Foram afetados pela decisão Deusdina dos Reis Pereira (vice-presidente de Loterias), Roberto Derziê de Sant'Anna (vicepresidente de Governo), Antonio Carlos Ferreira (vice-presidente corporativo) e José Henrique Marques da Cruz (Clientes, Negócios e Transformação Digital). Teoricamente, o afastamento seria por 15 dias, para que eles se defendessem.

O presidente do Banco Central, Ilan Goldfajn, o presidente da Caixa, Gilberto Occhi, e o ministro da Fazenda, Henrique Meirelles, se reuniram para discutir o caso. Meirelles defendeu o posicionamento de Temer de afastar apenas os quatro recomendados pelo BC e não todos, como queria originalmente o MPF.

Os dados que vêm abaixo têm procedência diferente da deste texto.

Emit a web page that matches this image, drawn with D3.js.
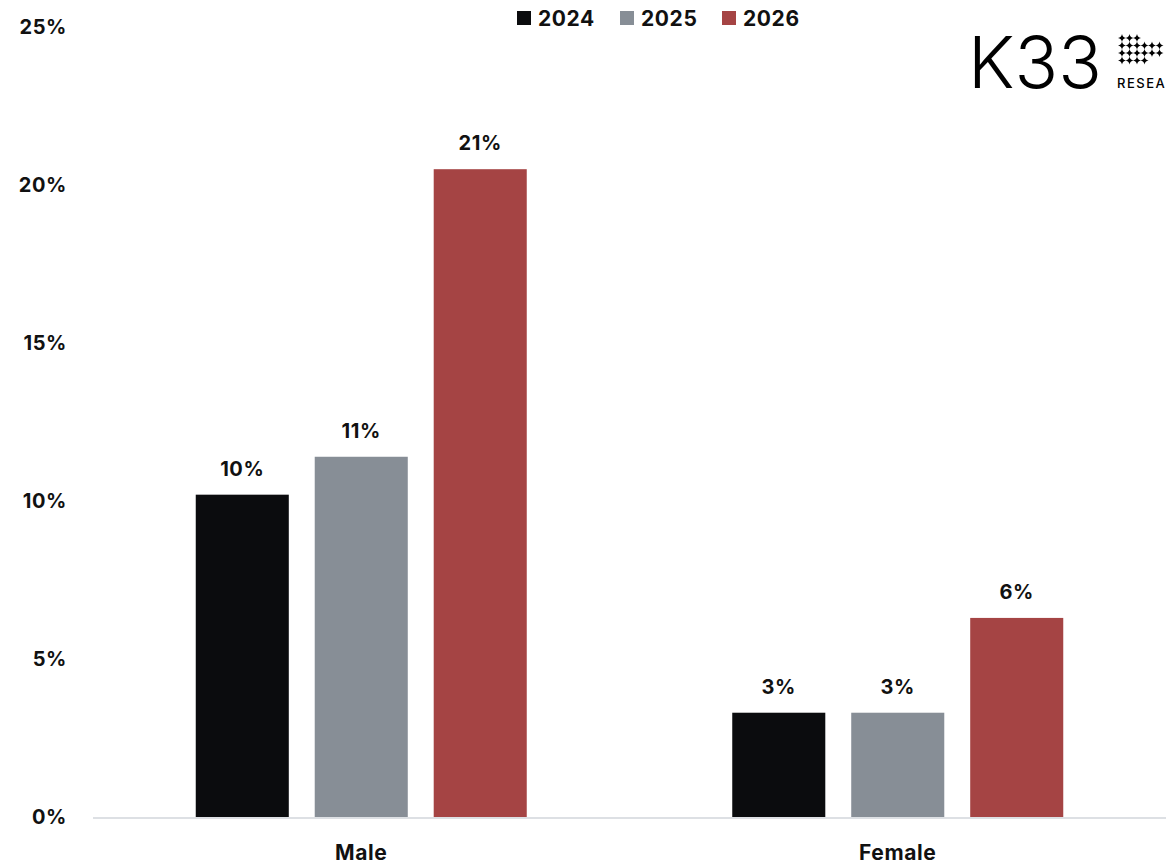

— Os vice-presidentes que estão envolvidos nas investigações ou acusações do MP foram esses que foram afastados. A medida do presidente foi tomada em caráter de urgência.

 

ENTENDA O CASO

 

ANTÔNIO CARLOS FERREIRA.

O executivo já tinha sido citado na delação de Joesley Batista, dono da JBS, por ter pedido propina de R$ 6 milhões para ser repassada ao então ministro Marcos Pereira. O MP cita o fato de o próprio Ferreira ter contado que o ex-deputado Eduardo Cunha colocou condições para mantê-lo no cargo, como fornecer listas de operações acima de R$ 50 milhões para ajudar a “rentabilizar seu mandato”.

 

DEUSDINA DOS REIS PEREIRA.

A corregedoria da Caixa pegou e-mails trocados entre ela, Mauro Lemos e Carlos Eduardo Nonô, nos quais ela cobrava assumir posto no Conselho de Administração da Companhia Energética de Minas Gerais (Cemig) e insinuava troca de interesses diante de um empréstimo da Caixa.

 

ROBERTO DERZIÊ DE SANT’ANNA.

Aparece no relatório como próximo de Moreira Franco. Derziê teria recebido pedidos de informação do ministro sobre operações. Ele teria recebido também o nome de um indicado do presidente Michel Temer e encaminhado o pedido.

 

JOSÉ HENRIQUE MARQUES DA CRUZ.

Segundo relatório interno, mantinha contatos com Geddel e Cunha, que tinham interesse sobre as operações de Marfrig, Seara e J&F. Eles teriam pressionado para que fossem assinados documentos referentes à operação do grupo de Joesley.